Add your treatments or serums (PM)
Treatment products, like super potent serums, strong exfoliants, or retinol products are best left for evenings. This is partly because a lot of ingredients in these products degrade in sunlight. But also because evening is generally when we have a bit more time to spend on pampering our faces. Evening is the best time to do intensive treatments since our skin regenerates while we sleep. This way we get the most out of each product since it can be thoroughly absorbed and “used” while we are asleep. This is a great time to do acid peels, like Dermatologic Cosmetic Laboratories Glycolic 10 Radiance Peel, B Kamins Lactic-10 peel, or exfoliating masks like Herbivore Botanicals Organic Blue Tansy Resurfacing Mask or Caudalie Glycolic Peel treatment. If you’re doing an acid peel, it should be done right after cleansing and then follow it with essences and any other serums you may want to use.

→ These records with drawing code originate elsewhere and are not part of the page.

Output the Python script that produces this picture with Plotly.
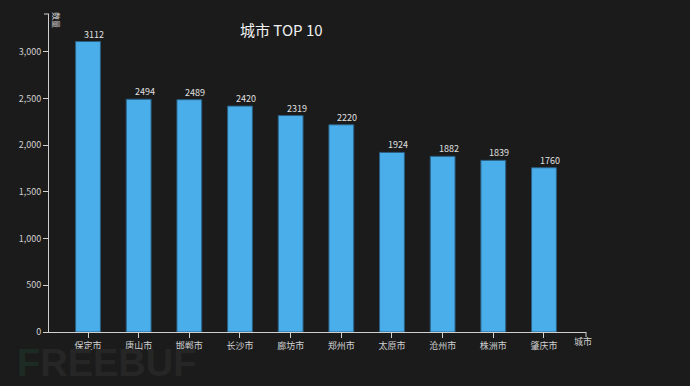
import plotly.graph_objects as go

cities = ["保定市", "唐山市", "邯郸市", "长沙市", "廊坊市", "郑州市", "太原市", "沧州市", "株洲市", "肇庆市"]
counts = [3112, 2494, 2489, 2420, 2319, 2220, 1924, 1882, 1839, 1760]
y_ticks = [0, 500, 1000, 1500, 2000, 2500, 3000]
title_text = "城市 TOP 10"
x_title = "城市"
y_title = "数量"

BG = "#1b1b1b"
AX = "#d0d0d0"
FONT = "Noto Sans CJK SC, DejaVu Sans, sans-serif"

xs = list(range(len(cities)))

fig = go.Figure()
fig.add_trace(go.Bar(
    x=xs, y=counts, width=0.49,
    marker=dict(color="#4aaeea", line=dict(color="#2a5f82", width=1)),
    hoverinfo="x+y",
))

annotations = []
# watermark first so it is drawn beneath other annotations
annotations.append(dict(xref="paper", yref="paper", x=-(49 - 15) / 537, y=-(386 - 332) / 318,
                        text="<b><span style='color:#1d2b25'>F</span>REEBUF</b>", showarrow=False,
                        xanchor="left", yanchor="bottom",
                        font=dict(size=38, color="#262626", family="Liberation Sans, Arial, sans-serif")))
for x, v in zip(xs, counts):
    annotations.append(dict(x=x, y=v, text=str(v), showarrow=False, xanchor="center",
                            yanchor="bottom", xshift=6, yshift=-1,
                            font=dict(size=9, color="#e0e0e0", family=FONT)))
annotations.append(dict(xref="paper", yref="paper", x=(281 - 49) / 537, y=(386 - 30 - 54) / 318,
                        text=title_text, showarrow=False, xanchor="center", yanchor="middle",
                        font=dict(size=15, color="#f0f0f0", family=FONT)))
annotations.append(dict(xref="paper", yref="paper", x=1, y=0, yshift=-9, xshift=-3,
                        text=x_title, showarrow=False, xanchor="center", yanchor="middle",
                        font=dict(size=9, color=AX, family=FONT)))
annotations.append(dict(xref="paper", yref="paper", x=0, y=1, xshift=8, yshift=-6,
                        text=y_title, showarrow=False, textangle=90, xanchor="center", yanchor="middle",
                        font=dict(size=8, color=AX, family=FONT)))

shapes = [
    dict(type="line", xref="paper", yref="paper", x0=0, x1=-5 / 537, y0=1, y1=1,
         line=dict(color=AX, width=1)),
    dict(type="line", xref="paper", yref="paper", x0=1, x1=1, y0=0, y1=-5 / 318,
         line=dict(color=AX, width=1)),
]

fig.update_layout(
    width=690, height=386,
    paper_bgcolor=BG, plot_bgcolor=BG,
    margin=dict(l=49, r=104, t=14, b=54),
    showlegend=False,
    annotations=annotations,
    shapes=shapes,
    bargap=0.5,
    xaxis=dict(range=[-0.77, 9.83], tickmode="array", tickvals=xs, ticktext=cities,
               showgrid=False, zeroline=False, showline=True, linecolor=AX, linewidth=1,
               ticks="outside", ticklen=5, tickcolor=AX, tickfont=dict(size=9, color=AX, family=FONT)),
    yaxis=dict(range=[0, 3407], tickmode="array", tickvals=y_ticks, tickformat=",",
               showgrid=False, zeroline=False, showline=True, linecolor=AX, linewidth=1,
               ticks="outside", ticklen=5, tickcolor=AX, tickfont=dict(size=9, color=AX, family=FONT)),
)

fig.write_html("out.html", config={"displayModeBar": False},
               post_script="document.body.style.margin='0';document.body.style.background='#1b1b1b';document.body.style.overflow='hidden';")
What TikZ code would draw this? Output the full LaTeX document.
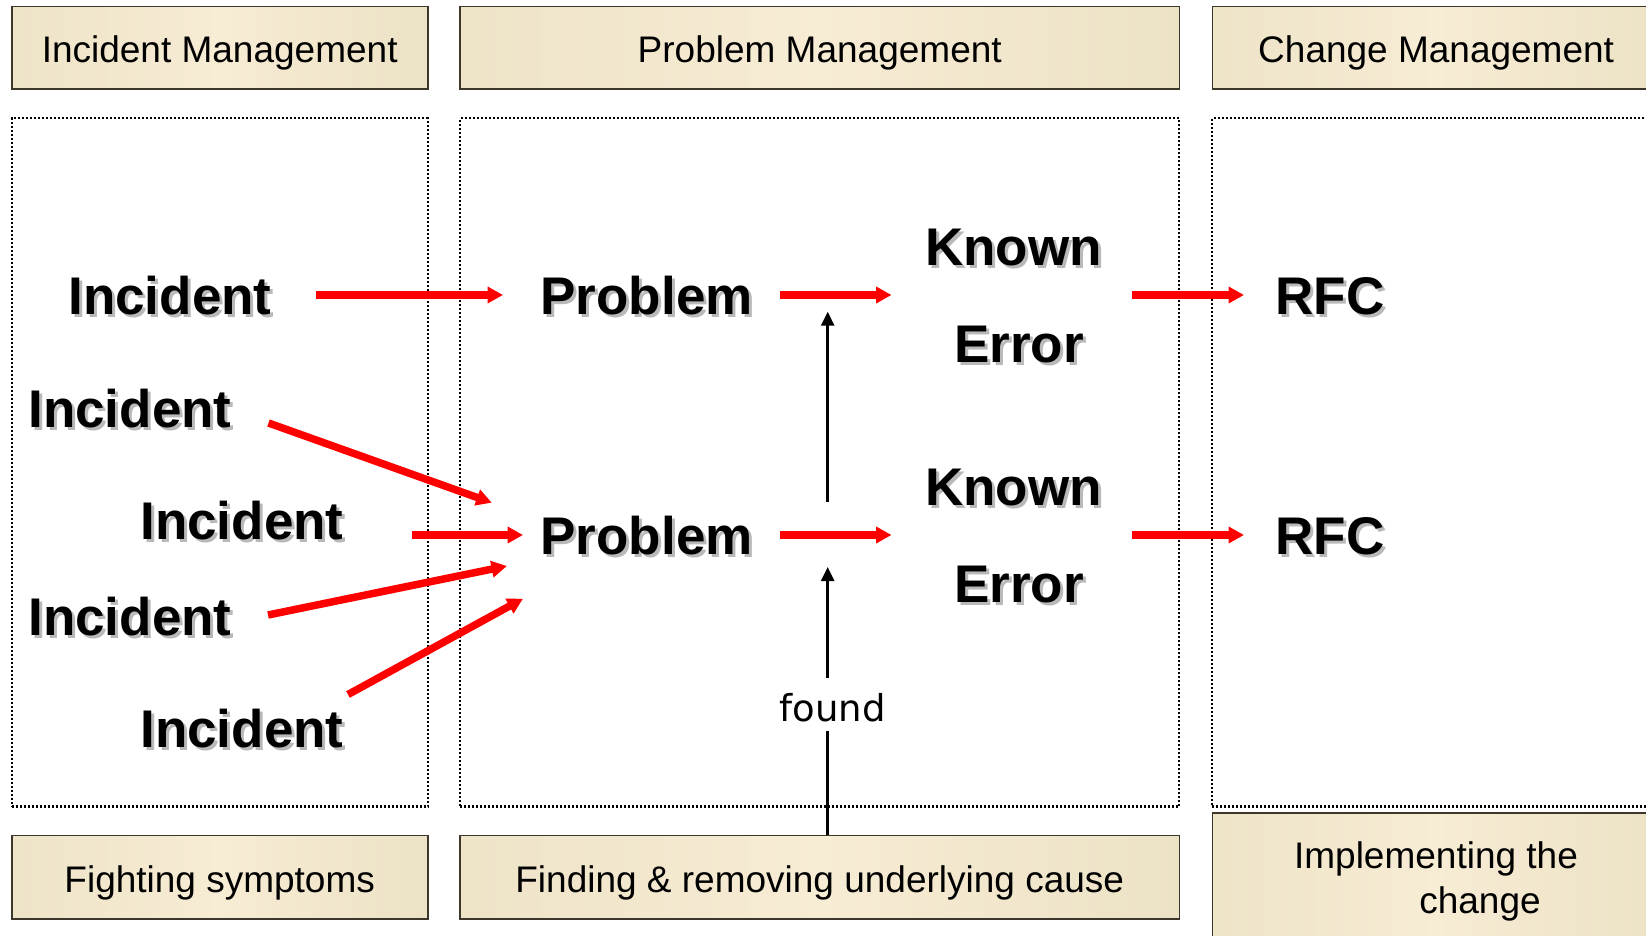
\documentclass[tikz,border=0pt]{standalone}
\usepackage{fontspec}
\setmainfont{Liberation Sans}
\newfontfamily\foundfont{DejaVu Sans}
\usetikzlibrary{arrows.meta,fadings}

\definecolor{tanC}{RGB}{204,190,148}
\definecolor{creamC}{RGB}{234,224,194}
\definecolor{creamL}{RGB}{247,236,212}
\definecolor{edgeC}{RGB}{60,55,42}
\definecolor{shadowC}{RGB}{185,185,185}

% beige panel: light centre, tan sides, darker top and bottom bands
\pgfdeclarehorizontalshading{panelh}{100bp}{color(0bp)=(tanC); color(3bp)=(tanC); color(14bp)=(creamC); color(50bp)=(creamL); color(80bp)=(creamC); color(94bp)=(tanC); color(100bp)=(tanC)}
\pgfdeclareverticalshading{panelvmask}{100bp}{color(0bp)=(white); color(18bp)=(black); color(82bp)=(black); color(100bp)=(white)}
\pgfdeclarefading{panelvfade}{\pgfuseshading{panelvmask}}

% bold word with a soft grey drop shadow
\newcommand{\shd}[1]{\makebox[0pt][l]{\kern3pt\raisebox{-3pt}{\color{shadowC}#1}}#1}

\begin{document}
\begin{tikzpicture}[x=1pt,y=-1pt,
  panel/.style={rectangle, draw=edgeC, line width=1.6pt, shade, shading=panelh,
    path picture={\fill[tanC, opacity=0.9, path fading=panelvfade]
      (path picture bounding box.south west) rectangle (path picture bounding box.north east);},
    font=\fontsize{37}{45}\selectfont, inner sep=0pt, text height=31pt, text depth=1pt},
  plaintxt/.style={font=\fontsize{37}{45}\selectfont, inner sep=0pt},
  dotframe/.style={draw=black, line width=2.2pt, dash pattern=on 2pt off 2pt, inner sep=0pt},
  big/.style={font=\fontsize{53}{60}\selectfont\bfseries, anchor=base, inner sep=0pt},
  foundtxt/.style={font=\foundfont\fontsize{37}{45}\selectfont, inner sep=0pt},
  redarrow/.style={draw=red, line width=7.5pt, -{Triangle[length=15.5pt,width=16pt]}},
  blackline/.style={draw=black, line width=2.5pt},
  blackarrow/.style={blackline, -{Triangle[length=14pt,width=13pt]}}
]
\fill[white] (0,0) rectangle (1646,936);
\clip (0,0) rectangle (1646,936);
\useasboundingbox (0,0) rectangle (1646,936);

% column headers
\node[panel, minimum width=416pt, minimum height=82.6pt] (hInc) at (219.7,48) {Incident Management};
\node[panel, minimum width=719.1pt, minimum height=82.6pt] (hProb) at (819.75,48) {Problem Management};
\node[panel, minimum width=447.7pt, minimum height=82.6pt] (hChg) at (1436.15,48) {Change Management};

% dotted column frames
\node[dotframe, minimum width=416pt, minimum height=688.2pt] (fInc) at (219.7,462.4) {};
\node[dotframe, minimum width=719.1pt, minimum height=688.2pt] (fProb) at (819.75,462.4) {};
\node[dotframe, minimum width=447.7pt, minimum height=688.2pt] (fChg) at (1436.15,462.4) {};

% column footers
\node[panel, minimum width=416pt, minimum height=83.3pt] (bFight) at (219.7,877.3) {Fighting symptoms};
\node[panel, minimum width=719.1pt, minimum height=83.3pt] (bFind) at (819.75,877.3) {Finding \& removing underlying cause};
\node[panel, minimum width=447.7pt, minimum height=136.7pt] (bImpl) at (1436.15,881.6) {};
\node[plaintxt, anchor=base] (tImplA) at (1436,868.5) {Implementing the};
\node[plaintxt, anchor=base] (tImplB) at (1480,913.6) {change};

% flow words
\node[big] (inc1) at (170,314) {\shd{Incident}};
\node[big] (prob1) at (646.6,314) {\shd{Problem}};
\node[big] (known1) at (1013.5,265) {\shd{Known}};
\node[big] (err1) at (1019,362.5) {\shd{Error}};
\node[big] (rfc1) at (1330,314) {\shd{RFC}};
\node[big] (inc2) at (130,427) {\shd{Incident}};
\node[big] (inc3) at (242,539.5) {\shd{Incident}};
\node[big] (prob2) at (646.6,554) {\shd{Problem}};
\node[big] (known2) at (1013.5,505) {\shd{Known}};
\node[big] (err2) at (1019,602) {\shd{Error}};
\node[big] (rfc2) at (1330,554) {\shd{RFC}};
\node[big] (inc4) at (130,635) {\shd{Incident}};
\node[big] (inc5) at (242,747) {\shd{Incident}};
\node[foundtxt, anchor=base] (found) at (832.5,721.7) {found};

% red flow arrows
\coordinate (a1s) at (316,295);   \coordinate (a1e) at (503,295);
\coordinate (a2s) at (780,295);   \coordinate (a2e) at (891.5,295);
\coordinate (a3s) at (1132,295);  \coordinate (a3e) at (1244,295);
\coordinate (a4s) at (780,535);   \coordinate (a4e) at (891.5,535);
\coordinate (a5s) at (1132,535);  \coordinate (a5e) at (1244,535);
\coordinate (a6s) at (268.5,423); \coordinate (a6e) at (491.8,502.7);
\coordinate (a7s) at (411.8,535); \coordinate (a7e) at (523,535);
\coordinate (a8s) at (268,615);   \coordinate (a8e) at (507,566);
\coordinate (a9s) at (348,694.5); \coordinate (a9e) at (523,598.7);
\foreach \k in {1,...,9} \draw[redarrow] (a\k s) -- (a\k e);

% black arrows: root cause found
\coordinate (upTail) at (827.7,502);
\coordinate (upTip) at (827.7,311.7);
\draw[blackarrow] (upTail) -- (upTip);
\coordinate (lowTip) at (827.7,567);
\coordinate (fAbove) at (827.7,678);
\coordinate (fBelow) at (827.7,731);
\draw[blackline] (bFind.north -| fBelow) -- (fBelow);
\draw[blackarrow] (fAbove) -- (lowTip);
\end{tikzpicture}
\end{document}
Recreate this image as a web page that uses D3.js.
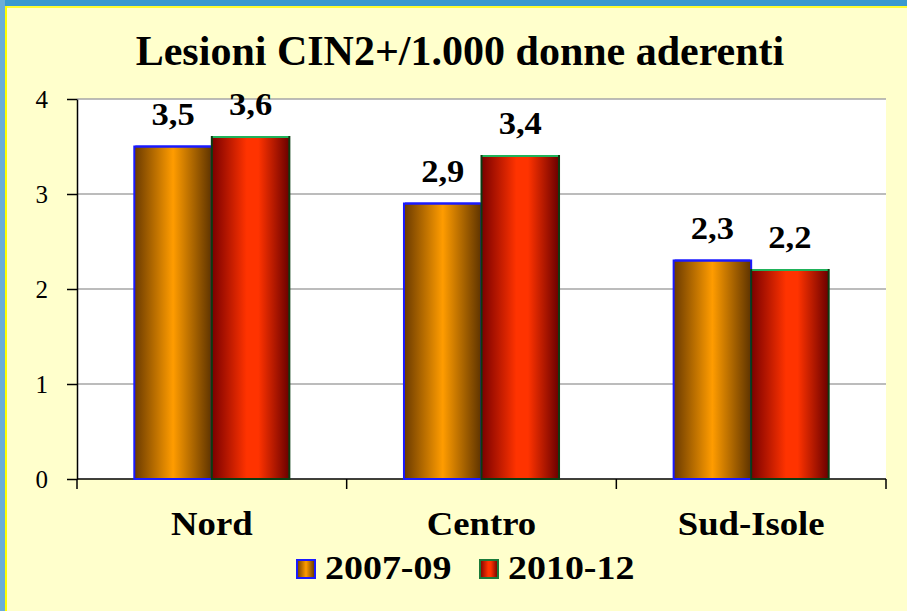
<!DOCTYPE html>
<html>
<head>
<meta charset="utf-8">
<script src="https://cdn.jsdelivr.net/npm/d3@7"></script>
<style>
  body { margin: 0; background: #FFFFCC; }
</style>
</head>
<body>
<div id="chart"></div>
<script>
// data
var regions = ["Nord", "Centro", "Sud-Isole"];
var periods = ["2007-09", "2010-12"];
var values2007 = [3.5, 2.9, 2.3];
var values2010 = [3.6, 3.4, 2.2];
var yTicks = [0, 1, 2, 3, 4];
var chartTitle = "Lesioni CIN2+/1.000 donne aderenti";

var FONT = "'Liberation Serif', 'Times New Roman', serif";
var W = 907, H = 611;
var margin = {top: 99, right: 21, bottom: 132, left: 77},
    width = W - margin.left - margin.right,
    height = H - margin.top - margin.bottom;

var root = d3.select("#chart")
  .append("svg")
    .attr("width", W)
    .attr("height", H)
    .style("font-family", FONT);

// gradients for the bars
var defs = root.append("defs");
function grad(id, stops) {
  var g = defs.append("linearGradient").attr("id", id)
    .attr("x1", "0%").attr("x2", "100%").attr("y1", "0%").attr("y2", "0%");
  stops.forEach(function(s) {
    g.append("stop").attr("offset", s[0]).attr("stop-color", s[1]);
  });
}
grad("gOrange", [["0%", "#6a3a00"], ["50%", "#ff9c00"], ["100%", "#5e3300"]]);
grad("gRed", [["0%", "#7a0000"], ["45%", "#ff3300"], ["60%", "#ff3300"], ["100%", "#6a0000"]]);

// background + border
root.append("rect").attr("width", W).attr("height", H).attr("fill", "#FFFFCC");
root.append("rect").attr("x", 0).attr("y", 0).attr("width", W).attr("height", 6).attr("fill", "#3a9ad0");
root.append("rect").attr("x", 0).attr("y", 6).attr("width", W).attr("height", 2).attr("fill", "#ffff33");
root.append("rect").attr("x", 0).attr("y", 0).attr("width", 5).attr("height", H).attr("fill", "#6aaed8");
root.append("rect").attr("x", 5).attr("y", 6).attr("width", 2).attr("height", H).attr("fill", "#ffff00");

// title
root.append("text")
  .attr("transform", "translate(460,65)")
  .attr("text-anchor", "middle")
  .style("font-size", "42px")
  .style("font-weight", "bold")
  .text(chartTitle);

var svg = root.append("g")
  .attr("transform", "translate(" + margin.left + "," + margin.top + ")");

// plot area
svg.append("rect").attr("width", width).attr("height", height).attr("fill", "#ffffff");

var x = d3.scaleBand().domain(regions).range([0, width]).paddingInner(0).paddingOuter(0);
var x1 = d3.scaleBand().domain(periods).range([0, x.bandwidth() * 0.575]);
var offset = x.bandwidth() * (1 - 0.575) / 2;

var y = d3.scaleLinear().domain([0, 4]).range([height, 0]);

// gridlines
svg.append("g")
  .selectAll("line")
  .data(yTicks.slice(1))
  .enter().append("line")
    .attr("x1", 0).attr("x2", width)
    .attr("y1", function(d) { return y(d); })
    .attr("y2", function(d) { return y(d); })
    .attr("stroke", "#a6a6a6")
    .attr("stroke-width", 1.5);

// y axis
var yAxis = svg.append("g")
  .call(d3.axisLeft(y).tickValues(yTicks).tickSize(10).tickSizeOuter(0).tickFormat(d3.format("d")));
yAxis.attr("font-family", null).attr("font-size", null);
yAxis.select(".domain").attr("stroke", "#000").attr("stroke-width", 1.5);
yAxis.selectAll(".tick line").attr("stroke", "#000").attr("stroke-width", 1.5);
yAxis.selectAll(".tick text")
  .attr("x", -29)
  .attr("dy", "0.35em")
  .style("font-size", "25px")
  .style("font-family", FONT)
  .attr("fill", "#000");

// bottom axis
var xAxis = svg.append("g")
  .attr("transform", "translate(0," + height + ")");
xAxis.append("line").attr("x1", 0).attr("x2", width).attr("stroke", "#000").attr("stroke-width", 1.5);
xAxis.selectAll("line.tk")
  .data(regions.concat(["end"]))
  .enter().append("line")
    .attr("class", "tk")
    .attr("x1", function(d, i) { return i * x.bandwidth(); })
    .attr("x2", function(d, i) { return i * x.bandwidth(); })
    .attr("y1", 0).attr("y2", 10)
    .attr("stroke", "#000").attr("stroke-width", 1.5);
xAxis.selectAll("text")
  .data(regions)
  .enter().append("text")
    .attr("transform", function(d) { return "translate(" + (x(d) + x.bandwidth() / 2) + ",56) scale(1.08,1)"; })
    .attr("text-anchor", "middle")
    .style("font-size", "34px")
    .style("font-weight", "bold")
    .text(function(d) { return d; });

// bars
var series = [
  {key: periods[0], values: values2007, fill: "url(#gOrange)", stroke: "#1a1aff", top: "#1a1aff", legendStroke: "#1a1aff"},
  {key: periods[1], values: values2010, fill: "url(#gRed)", stroke: "#0b3d12", top: "#1fb25a", legendStroke: "#1a7a3a"}
];

function rows(s) {
  return s.values.map(function(v, i) { return {s: s, region: regions[i], value: v}; });
}

var groups = svg.append("g").selectAll("g")
  .data(series)
  .enter().append("g");

groups.selectAll("rect")
  .data(rows)
  .enter().append("rect")
    .attr("x", function(d) { return x(d.region) + offset + x1(d.s.key); })
    .attr("y", function(d) { return y(d.value); })
    .attr("width", x1.bandwidth())
    .attr("height", function(d) { return height - y(d.value); })
    .attr("fill", function(d) { return d.s.fill; })
    .attr("stroke", function(d) { return d.s.stroke; })
    .attr("stroke-width", 2);

groups.selectAll("line.top")
  .data(rows)
  .enter().append("line")
    .attr("class", "top")
    .attr("x1", function(d) { return x(d.region) + offset + x1(d.s.key) + 1; })
    .attr("x2", function(d) { return x(d.region) + offset + x1(d.s.key) + x1.bandwidth() - 1; })
    .attr("y1", function(d) { return y(d.value); })
    .attr("y2", function(d) { return y(d.value); })
    .attr("stroke", function(d) { return d.s.top; })
    .attr("stroke-width", 2);

// value labels
groups.selectAll("text")
  .data(rows)
  .enter().append("text")
    .attr("transform", function(d) {
      return "translate(" + (x(d.region) + offset + x1(d.s.key) + x1.bandwidth() / 2) + "," + (y(d.value) - 22) + ") scale(1.08,1)";
    })
    .attr("text-anchor", "middle")
    .style("font-size", "32px")
    .style("font-weight", "bold")
    .text(function(d) { return d3.format(".1f")(d.value).replace(".", ","); });

// legend
var legend = root.append("g").attr("transform", "translate(297,560)");
var lx = [0, 183];
series.forEach(function(s, i) {
  legend.append("rect")
    .attr("x", lx[i]).attr("y", 0)
    .attr("width", 18).attr("height", 18)
    .attr("fill", s.fill)
    .attr("stroke", s.legendStroke)
    .attr("stroke-width", 2);
  legend.append("text")
    .attr("transform", "translate(" + (lx[i] + 28) + ",19) scale(1.15,1)")
    .style("font-size", "33px")
    .style("font-weight", "bold")
    .text(s.key);
});
</script>
</body>
</html>
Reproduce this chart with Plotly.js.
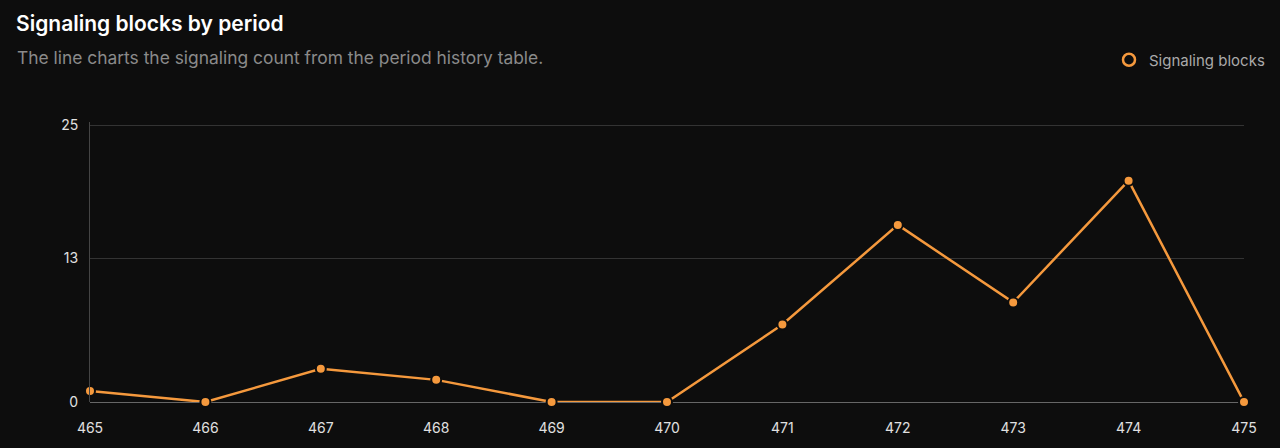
<!DOCTYPE html>
<html>
<head>
<meta charset="utf-8">
<script src="https://cdn.plot.ly/plotly-3.0.1.min.js"></script>
<style>
html,body{margin:0;padding:0;background:#0d0d0d;}
#chart{width:1280px;height:448px;}
</style>
</head>
<body>
<div id="chart"></div>
<script>
const periods = [465, 466, 467, 468, 469, 470, 471, 472, 473, 474, 475];
const signalingBlocks = [1, 0, 3, 2, 0, 0, 7, 16, 9, 20, 0];
const yTicks = [0, 13, 25];
const seriesName = "Signaling blocks";
const orange = "#f5993d";
const bg = "#0d0d0d";

const traces = [
  {
    x: periods,
    y: signalingBlocks,
    type: "scatter",
    mode: "lines+markers",
    line: {color: orange, width: 2.5},
    marker: {color: orange, size: 10, line: {color: bg, width: 2}},
    cliponaxis: false,
    showlegend: false,
    hoverinfo: "skip"
  },
  {
    x: [null],
    y: [null],
    type: "scatter",
    mode: "markers",
    name: seriesName,
    marker: {color: orange, size: 12, symbol: "circle-open", line: {color: orange, width: 2.5}},
    showlegend: true,
    hoverinfo: "skip"
  }
];

const layout = {
  width: 1280,
  height: 448,
  paper_bgcolor: bg,
  plot_bgcolor: bg,
  font: {family: "Inter, 'Noto Sans', sans-serif", color: "#dddddd", size: 14},
  margin: {l: 90, r: 36, t: 122, b: 46, pad: 0, autoexpand: false},
  title: {
    text: "Signaling blocks by period",
    font: {size: 21, color: "#ffffff", family: "Inter, sans-serif", weight: 600},
    xref: "container", yref: "container",
    x: 16 / 1280, xanchor: "left",
    y: 1 - 24 / 448, yanchor: "middle"
  },
  annotations: [{
    text: "The line charts the signaling count from the period history table.",
    xref: "paper", yref: "paper",
    x: -75 / 1154, xanchor: "left",
    y: 1 + (122 - 58) / 280, yanchor: "middle",
    showarrow: false,
    font: {size: 17.4, color: "#8a8a8a"}
  }],
  showlegend: true,
  legend: {
    orientation: "h",
    xref: "container", yref: "container",
    x: 1270 / 1280, xanchor: "right",
    y: 1 - 60 / 448, yanchor: "middle",
    font: {size: 15, color: "#aaaaaa"},
    bgcolor: "rgba(0,0,0,0)",
    itemwidth: 30
  },
  xaxis: {
    range: [465, 475],
    tickvals: periods,
    ticktext: periods.map(String),
    showgrid: false,
    zeroline: false,
    showline: false,
    ticks: "",
    ticklen: 0,
    ticklabelstandoff: 16,
    tickfont: {size: 14, color: "#e0e0e0"},
    fixedrange: true
  },
  yaxis: {
    range: [0, 25.3],
    tickvals: yTicks,
    ticktext: yTicks.map(String),
    showgrid: true,
    gridcolor: "#333333",
    gridwidth: 1,
    zeroline: true,
    zerolinecolor: "#666666",
    zerolinewidth: 1,
    showline: true,
    linecolor: "#444444",
    linewidth: 1,
    ticks: "",
    ticklabelstandoff: 8,
    tickfont: {size: 14, color: "#e0e0e0"},
    fixedrange: true
  }
};

Plotly.newPlot("chart", traces, layout, {displayModeBar: false, staticPlot: true});
</script>
</body>
</html>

If you aren’t doing any chemical exfoliants, then evening is a good time for retinol treatments. Here are a few I’ve used: SkinMedica Retinol 0.5, Dr. Dennis Gross Ferulic Acid and Retinol Brightening Solution. Or if you’re up for a splurge, try Sunday Riley Luna Sleeping Night Oil or Verso Super Facial Oil, both of which contain proprietary retinol formulas in an innovative oil based product rather than the usual serum or cream.
Retinol is great for oily skin (and can work on sensitive skin too, if you find the right formula). Oily skin is less likely to experience the extreme dryness and flaking that can come with getting used to retinol use. But if you’re oily and sensitive, like I am, then you will probably have to go through the adjustment period. Just incorporate it into your regimen slowly to minimize side effects. Retinol can help reduce oil production, which can be super useful. But the reduction in oil can also lead to skin dehydration. So making sure your skin is well hydrated becomes even more important.
If you like to do chemical exfoliants and retinol at night, using each on alternating days is a good idea. Technically you could use them on the same day, but you are much more likely to experience redness and flaking. So if you’re sensitive, don’t use them the same day. I also like to give my skin a “rest” day at least once a week. On that day I will usually just do essences, hydrating antioxidant serums and moisturizer.
Finish with moisturizer or oil (PM)
The final step in your evening regimen should include some kind of moisturizer. You can use either a cream, lotion, or oil. I like to use moisturizers with lots of natural ingredients that are hydrating without being too heavy. Some of my current favourites include: Josie Maran Whipped Argan Face Butter (a bit heavy for summer though), Cosrx Oil-Free Ultra-Moisturizing Lotion, Kahina Giving Beauty Facial Lotion, and Darphin The Revitalizing Oil. Or sometimes I’ll just use Josie Maran’s 100% Pure Argan Oil, or Argan Oil Light.
Well, if you’ve made it all the way through my very long-winded post, then congratulations! I hope my experience and recommendations have been helpful for you. I wish you luck in finding the perfect products to help balance your oily skin!